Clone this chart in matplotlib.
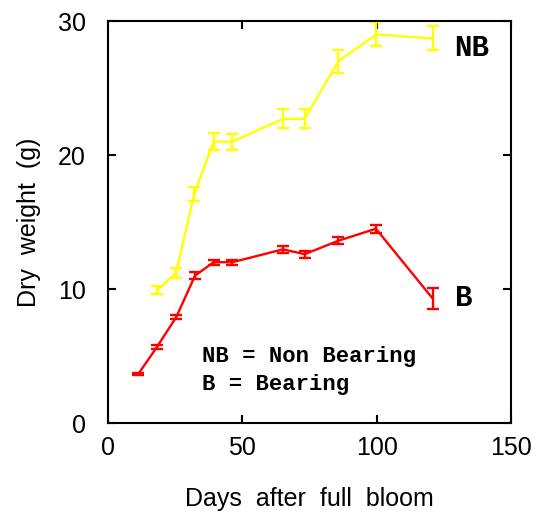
import matplotlib
matplotlib.use("Agg")
import matplotlib.pyplot as plt

# Non bearing (yellow)
nb_days = [18.3, 25.3, 32.1, 39.3, 46.3, 65.1, 73.2, 85.7, 99.9, 120.8]
nb_weight = [9.9, 11.2, 17.1, 21.0, 21.0, 22.7, 22.7, 27.0, 29.0, 28.7]
nb_err = [0.3, 0.4, 0.5, 0.65, 0.6, 0.7, 0.7, 0.87, 0.9, 0.9]

# Bearing (red)
b_days = [11.3, 18.3, 25.4, 32.4, 39.3, 46.3, 65.1, 73.2, 85.7, 99.7, 120.8]
b_weight = [3.66, 5.7, 7.9, 11.0, 12.0, 12.0, 12.96, 12.6, 13.6, 14.5, 9.3]
b_err = [0.1, 0.15, 0.15, 0.25, 0.2, 0.2, 0.25, 0.25, 0.25, 0.3, 0.8]

x_ticks = [0, 50, 100, 150]
y_ticks = [0, 10, 20, 30]

plt.rcParams["font.family"] = "Liberation Sans"

fig = plt.figure(figsize=(5.41, 5.15), dpi=100)
ax = fig.add_axes([0.1996, 0.1786, 0.745, 0.7806])

ax.errorbar(nb_days, nb_weight, yerr=nb_err, color="#ffff00", lw=1.7,
            elinewidth=1.7, capsize=4, capthick=1.7)
ax.errorbar(b_days, b_weight, yerr=b_err, color="#ff0000", lw=1.7,
            elinewidth=1.7, capsize=4, capthick=1.7)

ax.set_xlim(0, 150)
ax.set_ylim(0, 30)
ax.set_xticks(x_ticks)
ax.set_yticks(y_ticks)
ax.tick_params(direction="in", length=6, width=1.5, top=True, right=True,
               labelsize=18)
ax.tick_params(axis="x", pad=9)
ax.tick_params(axis="y", pad=16)
for s in ax.spines.values():
    s.set_linewidth(1.5)

ax.set_xlabel("Days  after  full  bloom", fontsize=18, labelpad=20)
ax.set_ylabel("Dry  weight  (g)", fontsize=18, labelpad=12)

mono = dict(family="Liberation Mono", fontweight="bold")
ax.text(129, 28.0, "NB", fontsize=21, va="center", **mono)
ax.text(129, 9.3, "B", fontsize=21, va="center", **mono)
ax.text(35, 4.93, "NB = Non Bearing", fontsize=16, va="center", **mono)
ax.text(35, 2.84, "B = Bearing", fontsize=16, va="center", **mono)

fig.savefig("out.png", dpi=100)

......

**Exercise directions:** Reproduce all of the data exactly; the pictures do not belong in the copy.

**Answer to this problem:**
Clone this chart in matplotlib.
import matplotlib
matplotlib.use("Agg")
import matplotlib.pyplot as plt

# Non bearing (yellow)
nb_days = [18.3, 25.3, 32.1, 39.3, 46.3, 65.1, 73.2, 85.7, 99.9, 120.8]
nb_weight = [9.9, 11.2, 17.1, 21.0, 21.0, 22.7, 22.7, 27.0, 29.0, 28.7]
nb_err = [0.3, 0.4, 0.5, 0.65, 0.6, 0.7, 0.7, 0.87, 0.9, 0.9]

# Bearing (red)
b_days = [11.3, 18.3, 25.4, 32.4, 39.3, 46.3, 65.1, 73.2, 85.7, 99.7, 120.8]
b_weight = [3.66, 5.7, 7.9, 11.0, 12.0, 12.0, 12.96, 12.6, 13.6, 14.5, 9.3]
b_err = [0.1, 0.15, 0.15, 0.25, 0.2, 0.2, 0.25, 0.25, 0.25, 0.3, 0.8]

x_ticks = [0, 50, 100, 150]
y_ticks = [0, 10, 20, 30]

plt.rcParams["font.family"] = "Liberation Sans"

fig = plt.figure(figsize=(5.41, 5.15), dpi=100)
ax = fig.add_axes([0.1996, 0.1786, 0.745, 0.7806])

ax.errorbar(nb_days, nb_weight, yerr=nb_err, color="#ffff00", lw=1.7,
            elinewidth=1.7, capsize=4, capthick=1.7)
ax.errorbar(b_days, b_weight, yerr=b_err, color="#ff0000", lw=1.7,
            elinewidth=1.7, capsize=4, capthick=1.7)

ax.set_xlim(0, 150)
ax.set_ylim(0, 30)
ax.set_xticks(x_ticks)
ax.set_yticks(y_ticks)
ax.tick_params(direction="in", length=6, width=1.5, top=True, right=True,
               labelsize=18)
ax.tick_params(axis="x", pad=9)
ax.tick_params(axis="y", pad=16)
for s in ax.spines.values():
    s.set_linewidth(1.5)

ax.set_xlabel("Days  after  full  bloom", fontsize=18, labelpad=20)
ax.set_ylabel("Dry  weight  (g)", fontsize=18, labelpad=12)

mono = dict(family="Liberation Mono", fontweight="bold")
ax.text(129, 28.0, "NB", fontsize=21, va="center", **mono)
ax.text(129, 9.3, "B", fontsize=21, va="center", **mono)
ax.text(35, 4.93, "NB = Non Bearing", fontsize=16, va="center", **mono)
ax.text(35, 2.84, "B = Bearing", fontsize=16, va="center", **mono)

fig.savefig("out.png", dpi=100)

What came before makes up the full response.